Information supplied:
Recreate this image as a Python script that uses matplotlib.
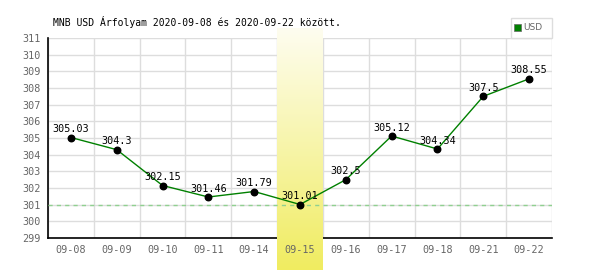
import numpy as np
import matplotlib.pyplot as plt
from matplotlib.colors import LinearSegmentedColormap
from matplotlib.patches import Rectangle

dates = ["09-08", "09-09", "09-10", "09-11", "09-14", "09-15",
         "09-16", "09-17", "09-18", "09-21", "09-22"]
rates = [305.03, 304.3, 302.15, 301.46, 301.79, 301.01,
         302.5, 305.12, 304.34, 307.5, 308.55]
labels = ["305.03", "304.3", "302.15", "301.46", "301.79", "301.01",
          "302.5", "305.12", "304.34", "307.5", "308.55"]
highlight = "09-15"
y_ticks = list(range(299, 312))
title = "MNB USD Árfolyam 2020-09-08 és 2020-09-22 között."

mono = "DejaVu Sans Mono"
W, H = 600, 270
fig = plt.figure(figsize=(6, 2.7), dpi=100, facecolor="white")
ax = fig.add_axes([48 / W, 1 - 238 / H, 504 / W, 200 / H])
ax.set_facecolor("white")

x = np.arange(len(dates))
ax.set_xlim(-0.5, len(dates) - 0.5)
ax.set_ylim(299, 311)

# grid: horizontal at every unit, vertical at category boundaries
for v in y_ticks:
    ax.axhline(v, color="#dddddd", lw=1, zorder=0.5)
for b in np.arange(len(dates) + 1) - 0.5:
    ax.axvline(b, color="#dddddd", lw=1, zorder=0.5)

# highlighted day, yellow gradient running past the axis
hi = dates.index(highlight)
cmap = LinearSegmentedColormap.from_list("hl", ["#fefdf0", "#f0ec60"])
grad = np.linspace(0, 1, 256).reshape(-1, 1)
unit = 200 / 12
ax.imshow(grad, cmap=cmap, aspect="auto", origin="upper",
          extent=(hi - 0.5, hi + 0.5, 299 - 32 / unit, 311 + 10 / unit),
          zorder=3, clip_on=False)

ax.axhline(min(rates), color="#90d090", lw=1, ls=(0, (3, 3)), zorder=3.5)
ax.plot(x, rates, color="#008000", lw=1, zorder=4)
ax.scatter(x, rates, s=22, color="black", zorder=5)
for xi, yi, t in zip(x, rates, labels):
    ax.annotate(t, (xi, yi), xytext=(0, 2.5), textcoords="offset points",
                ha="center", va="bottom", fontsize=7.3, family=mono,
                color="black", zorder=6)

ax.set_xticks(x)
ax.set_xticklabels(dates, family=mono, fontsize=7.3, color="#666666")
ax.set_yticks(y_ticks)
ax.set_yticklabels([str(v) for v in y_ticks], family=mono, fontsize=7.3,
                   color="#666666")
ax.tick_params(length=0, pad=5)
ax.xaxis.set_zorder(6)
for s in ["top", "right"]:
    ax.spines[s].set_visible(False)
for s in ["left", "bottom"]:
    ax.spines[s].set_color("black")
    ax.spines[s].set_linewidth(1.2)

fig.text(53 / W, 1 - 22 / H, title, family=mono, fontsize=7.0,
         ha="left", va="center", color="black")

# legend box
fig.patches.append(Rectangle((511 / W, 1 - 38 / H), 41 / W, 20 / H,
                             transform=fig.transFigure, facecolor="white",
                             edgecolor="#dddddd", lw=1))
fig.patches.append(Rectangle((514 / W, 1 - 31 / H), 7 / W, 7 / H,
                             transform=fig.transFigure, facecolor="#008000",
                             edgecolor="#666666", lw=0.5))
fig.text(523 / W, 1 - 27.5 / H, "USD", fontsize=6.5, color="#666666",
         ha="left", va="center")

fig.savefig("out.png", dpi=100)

What you should do: Without including any picture, repeat the data exactly.

Response:
Recreate this image as a Python script that uses matplotlib.
import numpy as np
import matplotlib.pyplot as plt
from matplotlib.colors import LinearSegmentedColormap
from matplotlib.patches import Rectangle

dates = ["09-08", "09-09", "09-10", "09-11", "09-14", "09-15",
         "09-16", "09-17", "09-18", "09-21", "09-22"]
rates = [305.03, 304.3, 302.15, 301.46, 301.79, 301.01,
         302.5, 305.12, 304.34, 307.5, 308.55]
labels = ["305.03", "304.3", "302.15", "301.46", "301.79", "301.01",
          "302.5", "305.12", "304.34", "307.5", "308.55"]
highlight = "09-15"
y_ticks = list(range(299, 312))
title = "MNB USD Árfolyam 2020-09-08 és 2020-09-22 között."

mono = "DejaVu Sans Mono"
W, H = 600, 270
fig = plt.figure(figsize=(6, 2.7), dpi=100, facecolor="white")
ax = fig.add_axes([48 / W, 1 - 238 / H, 504 / W, 200 / H])
ax.set_facecolor("white")

x = np.arange(len(dates))
ax.set_xlim(-0.5, len(dates) - 0.5)
ax.set_ylim(299, 311)

# grid: horizontal at every unit, vertical at category boundaries
for v in y_ticks:
    ax.axhline(v, color="#dddddd", lw=1, zorder=0.5)
for b in np.arange(len(dates) + 1) - 0.5:
    ax.axvline(b, color="#dddddd", lw=1, zorder=0.5)

# highlighted day, yellow gradient running past the axis
hi = dates.index(highlight)
cmap = LinearSegmentedColormap.from_list("hl", ["#fefdf0", "#f0ec60"])
grad = np.linspace(0, 1, 256).reshape(-1, 1)
unit = 200 / 12
ax.imshow(grad, cmap=cmap, aspect="auto", origin="upper",
          extent=(hi - 0.5, hi + 0.5, 299 - 32 / unit, 311 + 10 / unit),
          zorder=3, clip_on=False)

ax.axhline(min(rates), color="#90d090", lw=1, ls=(0, (3, 3)), zorder=3.5)
ax.plot(x, rates, color="#008000", lw=1, zorder=4)
ax.scatter(x, rates, s=22, color="black", zorder=5)
for xi, yi, t in zip(x, rates, labels):
    ax.annotate(t, (xi, yi), xytext=(0, 2.5), textcoords="offset points",
                ha="center", va="bottom", fontsize=7.3, family=mono,
                color="black", zorder=6)

ax.set_xticks(x)
ax.set_xticklabels(dates, family=mono, fontsize=7.3, color="#666666")
ax.set_yticks(y_ticks)
ax.set_yticklabels([str(v) for v in y_ticks], family=mono, fontsize=7.3,
                   color="#666666")
ax.tick_params(length=0, pad=5)
ax.xaxis.set_zorder(6)
for s in ["top", "right"]:
    ax.spines[s].set_visible(False)
for s in ["left", "bottom"]:
    ax.spines[s].set_color("black")
    ax.spines[s].set_linewidth(1.2)

fig.text(53 / W, 1 - 22 / H, title, family=mono, fontsize=7.0,
         ha="left", va="center", color="black")

# legend box
fig.patches.append(Rectangle((511 / W, 1 - 38 / H), 41 / W, 20 / H,
                             transform=fig.transFigure, facecolor="white",
                             edgecolor="#dddddd", lw=1))
fig.patches.append(Rectangle((514 / W, 1 - 31 / H), 7 / W, 7 / H,
                             transform=fig.transFigure, facecolor="#008000",
                             edgecolor="#666666", lw=0.5))
fig.text(523 / W, 1 - 27.5 / H, "USD", fontsize=6.5, color="#666666",
         ha="left", va="center")

fig.savefig("out.png", dpi=100)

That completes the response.